Les personnages ont des profils eux-aussi très divers, avec des personnalités parfois très standards, et d’autres bien plus atypiques. Comme Mermista, qui semble sans arrêt agacée par le monde qui l’entoure (voire complètement bourrée). Il y a aussi un pyromane, et aussi étonnant que cela puisse paraitre, c’est traité comme un gag. Et cela fonctionne.

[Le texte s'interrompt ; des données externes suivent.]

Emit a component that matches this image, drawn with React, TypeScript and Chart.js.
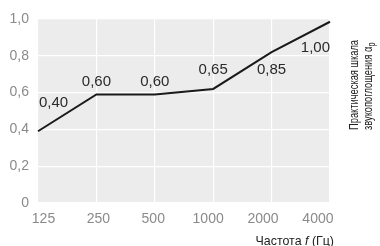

Adora possède quant à elle une progression forte durant la série, ce n’est clairement pas un personnage monolithique et immuable (comme aucun de ses compagnons d’arme), ce qui en fait une héroïne à laquelle il est possible de s’attacher.
Globalement, la série est très agréable à l’œil, avec ses couleurs associées à chaque environnement, des plus vives aux plus sombres lorsqu’il s’agit de revenir au monde dirigé par Hordak. Elle repose en grande partie sur une palette similaire à celle de Steven Universe, ce qui n’est probablement pas un hasard. Par contre, cela signifie qu’il s’agit d’un choix artistique clivant, auquel une partie du public (adulte) n’accrochera pas.
She-Ra: Princesses of Power ne repose pas uniquement sur son aventure mais aussi sur son humour, beaucoup, parfois trop mais elle sait se montrer sérieuse lorsque la situation l’exige. Il repose essentiellement sur du comique visuel et des personnages souvent très hauts en couleur. Il y a aussi des jeux de mot de temps à autre. Et un personnage à qui il ne faut pas confier une torche enflammée.
Je ne manquerai pas la seconde saison, même si j’ignore si elle a d’ores et déjà été annoncée. She-Ra: Princesses of Power n’est pas parfaite, en particulier en raison de son écriture, mais dispose d’une identité forte à la fois dans son histoire, son univers visuel, ses thématiques, et la façon dont elle les aborde.